Permafrost : Study
Permafrost in the Arctic could release radon, a radioactive gas that has the potential to cause cancer, scientists have warned.
- Radon is a radioactive gas that forms naturally when uranium, thorium, or radium, which are radioactive metals, break down in rocks, soil, and groundwater.
- It is an inert, colourless, and odourless gas.
- Radon gas usually exists at very low levels outdoors, but the gas can accumulate in areas without adequate ventilation, such as underground mines.
Permafrost:
- Permafrost is any ground—from soil to sediment to rock—that has been frozen continuously for a minimum of two years and as many as hundreds of thousands of years.
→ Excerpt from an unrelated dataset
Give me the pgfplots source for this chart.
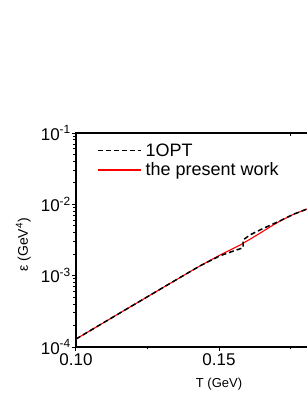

- It can extend down beneath the earth’s surface from a few feet to more than a mile, covering entire regions, such as the Arctic tundra, or a single, isolated spot, such as a mountaintop of alpine permafrost.
- Although the ground is frozen, permafrost regions are not always covered in snow.
- They can be found on land and below the ocean floor.
- It is found in areas where temperatures rarely rise above freezing point.
- They are most common in regions with high mountains and in Earth’s higher latitudes—near the North and South Poles.
- Permafrost is found almost exclusively in the far northern reaches and high elevations of the Northern Hemisphere, in places like Siberia, Alaska, the Canadian Arctic, Greenland, and the Tibetan Plateau.
- Permafrost is made of a combination of soil, rocks, and sand that are held together by ice. The soil and ice in permafrost stay frozen all year.